■ Given exercise:
Give back exactly the lines from the beginning of the listing below to the line holding "const angles = [0, 15, 30, 45, 60, 75, 90];", both ends included; the pictures stay out.
______________________________
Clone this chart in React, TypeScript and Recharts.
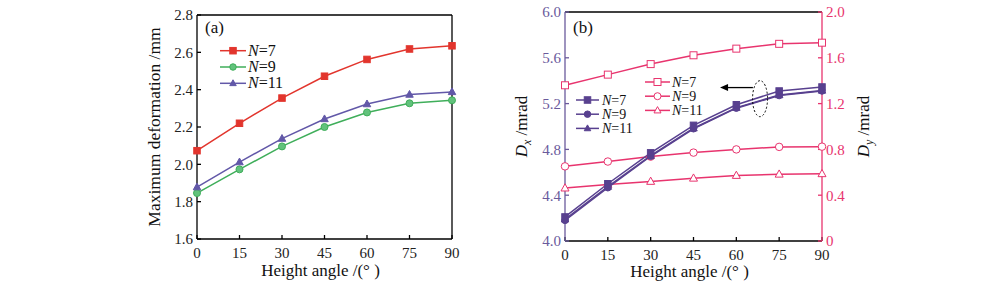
import React from "react";
import { LineChart, Line, XAxis, YAxis, ReferenceLine, ReferenceDot, Legend } from "recharts";

// Two panels: (a) max deformation vs height angle, (b) Dx / Dy pointing error on twin axes
const FONT = "'Liberation Serif', 'Times New Roman', serif";

const angles = [0, 15, 30, 45, 60, 75, 90];

// panel (a)
const defN7 = [2.073, 2.22, 2.355, 2.472, 2.562, 2.618, 2.635];
const defN9 = [1.846, 1.973, 2.096, 2.2, 2.278, 2.327, 2.343];
const defN11 = [1.878, 2.012, 2.138, 2.243, 2.323, 2.374, 2.388];
const ticksA = [1.6, 1.8, 2.0, 2.2, 2.4, 2.6, 2.8];

// panel (b)
const dxN7 = [4.21, 4.5, 4.77, 5.01, 5.19, 5.31, 5.345];
const dxN9 = [4.18, 4.465, 4.74, 4.98, 5.16, 5.27, 5.31];
const dxN11 = [4.19, 4.475, 4.745, 4.985, 5.165, 5.275, 5.315];
const dyN7 = [1.36, 1.453, 1.545, 1.622, 1.68, 1.722, 1.732];
const dyN9 = [0.652, 0.694, 0.737, 0.772, 0.8, 0.822, 0.824];
const dyN11 = [0.462, 0.494, 0.52, 0.548, 0.572, 0.583, 0.587];
const ticksDx = [4.0, 4.4, 4.8, 5.2, 5.6, 6.0];
const ticksDy = [0, 0.4, 0.8, 1.2, 1.6, 2.0];

const seriesLabels = ["7", "9", "11"];

const dataA = angles.map((a, i) => ({ angle: a, n7: defN7[i], n9: defN9[i], n11: defN11[i] }));
const dataB = angles.map((a, i) => ({
  angle: a,
  dx7: dxN7[i], dx9: dxN9[i], dx11: dxN11[i],
  dy7: dyN7[i], dy9: dyN9[i], dy11: dyN11[i],
}));

const RED = "#e2352d";
const GREEN = "#3fae5a";
const GREEN_FILL = "#62c27c";
const VIOLET = "#6258a8";
const DX = "#58408f";
const DX_AXIS = "#6a5a9c";
const PINK = "#e8346e";

type Shape = "square" | "circle" | "triangle";

function marker(shape: Shape, cx: number, cy: number, stroke: string, fill: string, s: number, key?: any) {
  if (shape === "square")
    return <rect key={key} x={cx - s / 2} y={cy - s / 2} width={s} height={s} fill={fill} stroke={stroke} strokeWidth={1} />;
  if (shape === "circle")
    return <circle key={key} cx={cx} cy={cy} r={s / 2} fill={fill} stroke={stroke} strokeWidth={1} />;
  const h = s * 0.9;
  return (
    <polygon
      key={key}
      points={`${cx},${cy - h * 0.6} ${cx - s / 2},${cy + h * 0.4} ${cx + s / 2},${cy + h * 0.4}`}
      fill={fill}
      stroke={stroke}
      strokeWidth={1}
    />
  );
}

const dot = (shape: Shape, stroke: string, fill: string, s: number) => (p: any) => {
  if (p.cx == null || p.cy == null) return <g key={p.index} />;
  return marker(shape, p.cx, p.cy, stroke, fill, s, p.index);
};

const tickA = { fill: "#222", fontSize: 15, fontFamily: FONT };

const LegendA = () => (
  <svg width={120} height={80} style={{ overflow: "visible" }}>
    <text x={5} y={18} fontSize={17} fontFamily={FONT} fill="#111">(a)</text>
    {[
      { c: RED, f: RED, s: "square" as Shape },
      { c: GREEN, f: GREEN_FILL, s: "circle" as Shape },
      { c: VIOLET, f: VIOLET, s: "triangle" as Shape },
    ].map((r, i) => {
      const y = 35.7 + i * 16.3;
      return (
        <g key={i}>
          <line x1={20} x2={46} y1={y} y2={y} stroke={r.c} strokeWidth={1.5} />
          {marker(r.s, 33, y, r.c, r.f, 6.5)}
          <text x={48} y={y + 5} fontSize={16} fontFamily={FONT} fill="#111">
            <tspan fontStyle="italic">N</tspan>={seriesLabels[i]}
          </text>
        </g>
      );
    })}
  </svg>
);

const LegendB = () => (
  <svg width={160} height={125} style={{ overflow: "visible" }}>
    <text x={5} y={18} fontSize={17} fontFamily={FONT} fill="#111">(b)</text>
    {(["square", "circle", "triangle"] as Shape[]).map((s, i) => {
      const y = 85 + i * 14.2;
      return (
        <g key={"dx" + i}>
          <line x1={8} x2={31} y1={y} y2={y} stroke={DX} strokeWidth={1.5} />
          {marker(s, 19.5, y, DX, DX, 6.5)}
          <text x={34} y={y + 5} fontSize={14} fontFamily={FONT} fill="#111">
            <tspan fontStyle="italic">N</tspan>={seriesLabels[i]}
          </text>
        </g>
      );
    })}
    {(["square", "circle", "triangle"] as Shape[]).map((s, i) => {
      const y = 67 + i * 14.2;
      return (
        <g key={"dy" + i}>
          <line x1={77} x2={102} y1={y} y2={y} stroke={PINK} strokeWidth={1.5} />
          {marker(s, 89.5, y, PINK, "#fff", 7)}
          <text x={104} y={y + 5} fontSize={14} fontFamily={FONT} fill="#111">
            <tspan fontStyle="italic">N</tspan>={seriesLabels[i]}
          </text>
        </g>
      );
    })}
  </svg>
);

const xTitle = (shift: number) => (props: any) => {
  const vb = props.viewBox;
  return (
    <text x={vb.x + vb.width / 2 - 4} y={vb.y + shift} textAnchor="middle" fontSize={17} fontFamily={FONT} fill="#111">
      Height angle /(° )
    </text>
  );
};

export default function App() {
  return (
    <div style={{ position: "absolute", left: 0, top: 0, width: 1000, height: 282, fontFamily: FONT, background: "#fff" }}>
      <div style={{ position: "absolute", left: 140, top: 0 }}>
        <LineChart width={330} height={282} data={dataA} margin={{ top: 15, right: 18, bottom: 0, left: 0 }}>
          <XAxis
            dataKey="angle"
            type="number"
            domain={[0, 90]}
            ticks={angles}
            height={43}
            tickSize={-4}
            tickMargin={12}
            stroke="#000"
            strokeWidth={1.3}
            tick={tickA}
            label={{ content: xTitle(37) }}
          />
          <YAxis
            type="number"
            domain={[1.6, 2.8]}
            ticks={ticksA}
            tickFormatter={(v: number) => v.toFixed(1)}
            width={57}
            tickSize={-4}
            tickMargin={8}
            stroke="#000"
            strokeWidth={1.3}
            tick={tickA}
            label={{
              content: (p: any) => {
                const vb = p.viewBox;
                const cx = 20;
                const cy = vb.y + vb.height / 2;
                return (
                  <text x={cx} y={cy} transform={`rotate(-90, ${cx}, ${cy})`} textAnchor="middle" fontSize={17.5} fontFamily={FONT} fill="#111">
                    Maximum deformation /mm
                  </text>
                );
              },
            }}
          />
          <ReferenceLine y={2.8} stroke="#000" strokeWidth={1.3} />
          <ReferenceLine x={90} stroke="#000" strokeWidth={1.3} />
          <Line dataKey="n7" stroke={RED} strokeWidth={1.5} dot={dot("square", RED, RED, 6.5)} isAnimationActive={false} />
          <Line dataKey="n9" stroke={GREEN} strokeWidth={1.5} dot={dot("circle", GREEN, GREEN_FILL, 7)} isAnimationActive={false} />
          <Line dataKey="n11" stroke={VIOLET} strokeWidth={1.5} dot={dot("triangle", VIOLET, VIOLET, 7.5)} isAnimationActive={false} />
          <Legend layout="vertical" align="center" verticalAlign="middle" wrapperStyle={{ left: 60, top: 15, width: 120, height: 80 }} content={() => <LegendA />} />
        </LineChart>
      </div>

      <div style={{ position: "absolute", left: 490, top: 0 }}>
        <LineChart width={400} height={282} data={dataB} margin={{ top: 12, right: 0, bottom: 0, left: 0 }}>
          <XAxis
            dataKey="angle"
            type="number"
            domain={[0, 90]}
            ticks={angles}
            height={41}
            tickSize={-4}
            tickMargin={12}
            stroke="#000"
            strokeWidth={1.3}
            tick={tickA}
            label={{ content: xTitle(36) }}
          />
          <YAxis
            yAxisId="left"
            type="number"
            domain={[4, 6]}
            ticks={ticksDx}
            tickFormatter={(v: number) => v.toFixed(1)}
            width={75}
            tickSize={-4}
            tickMargin={8}
            stroke={DX_AXIS}
            strokeWidth={1.3}
            tick={{ fill: DX_AXIS, fontSize: 15, fontFamily: FONT }}
            label={{
              content: (p: any) => {
                const vb = p.viewBox;
                const cx = 37;
                const cy = vb.y + vb.height / 2;
                return (
                  <text x={cx} y={cy} transform={`rotate(-90, ${cx}, ${cy})`} textAnchor="middle" fontSize={17} fontFamily={FONT} fill="#111">
                    <tspan fontStyle="italic">D</tspan>
                    <tspan fontStyle="italic" fontSize={12} dy={4}>x</tspan>
                    <tspan dy={-4}> /mrad</tspan>
                  </text>
                );
              },
            }}
          />
          <YAxis
            yAxisId="right"
            orientation="right"
            type="number"
            domain={[0, 2]}
            ticks={ticksDy}
            tickFormatter={(v: number) => (v === 0 ? "0" : v.toFixed(1))}
            width={68}
            tickSize={-4}
            tickMargin={8}
            stroke={PINK}
            strokeWidth={1.3}
            tick={{ fill: PINK, fontSize: 15, fontFamily: FONT }}
            label={{
              content: (p: any) => {
                const vb = p.viewBox;
                const cx = 379;
                const cy = vb.y + vb.height / 2;
                return (
                  <text x={cx} y={cy} transform={`rotate(-90, ${cx}, ${cy})`} textAnchor="middle" fontSize={17} fontFamily={FONT} fill="#111">
                    <tspan fontStyle="italic">D</tspan>
                    <tspan fontStyle="italic" fontSize={12} dy={4}>y</tspan>
                    <tspan dy={-4}> /mrad</tspan>
                  </text>
                );
              },
            }}
          />
          <ReferenceLine yAxisId="left" y={6} stroke="#000" strokeWidth={1.3} />
          <Line yAxisId="right" dataKey="dy7" stroke={PINK} strokeWidth={1.5} dot={dot("square", PINK, "#fff", 7)} isAnimationActive={false} />
          <Line yAxisId="right" dataKey="dy9" stroke={PINK} strokeWidth={1.5} dot={dot("circle", PINK, "#fff", 7.5)} isAnimationActive={false} />
          <Line yAxisId="right" dataKey="dy11" stroke={PINK} strokeWidth={1.5} dot={dot("triangle", PINK, "#fff", 8)} isAnimationActive={false} />
          <Line yAxisId="left" dataKey="dx11" stroke={DX} strokeWidth={1.5} dot={dot("triangle", DX, DX, 7.5)} isAnimationActive={false} />
          <Line yAxisId="left" dataKey="dx9" stroke={DX} strokeWidth={1.5} dot={dot("circle", DX, DX, 6.5)} isAnimationActive={false} />
          <Line yAxisId="left" dataKey="dx7" stroke={DX} strokeWidth={1.5} dot={dot("square", DX, DX, 6.5)} isAnimationActive={false} />
          <ReferenceLine
            yAxisId="left"
            segment={[{ x: 65.8, y: 5.34 }, { x: 54.3, y: 5.34 }]}
            stroke="#000"
            shape={(p: any) => (
              <g>
                <line x1={p.x1} y1={p.y1} x2={p.x2 + 6} y2={p.y2} stroke="#000" strokeWidth={1.3} />
                <polygon points={`${p.x2},${p.y2} ${p.x2 + 8},${p.y2 - 3.5} ${p.x2 + 8},${p.y2 + 3.5}`} fill="#000" />
              </g>
            )}
          />
          <ReferenceDot
            yAxisId="left"
            x={68.3}
            y={5.243}
            shape={(p: any) => (
              <ellipse cx={p.cx} cy={p.cy} rx={7.5} ry={18} fill="none" stroke="#000" strokeWidth={1} strokeDasharray="2 2" />
            )}
          />
          <Legend layout="vertical" align="center" verticalAlign="middle" wrapperStyle={{ left: 78, top: 15, width: 160, height: 125 }} content={() => <LegendB />} />
        </LineChart>
      </div>
    </div>
  );
}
______________________________
■ Answer below:
Clone this chart in React, TypeScript and Recharts.
import React from "react";
import { LineChart, Line, XAxis, YAxis, ReferenceLine, ReferenceDot, Legend } from "recharts";

// Two panels: (a) max deformation vs height angle, (b) Dx / Dy pointing error on twin axes
const FONT = "'Liberation Serif', 'Times New Roman', serif";

const angles = [0, 15, 30, 45, 60, 75, 90];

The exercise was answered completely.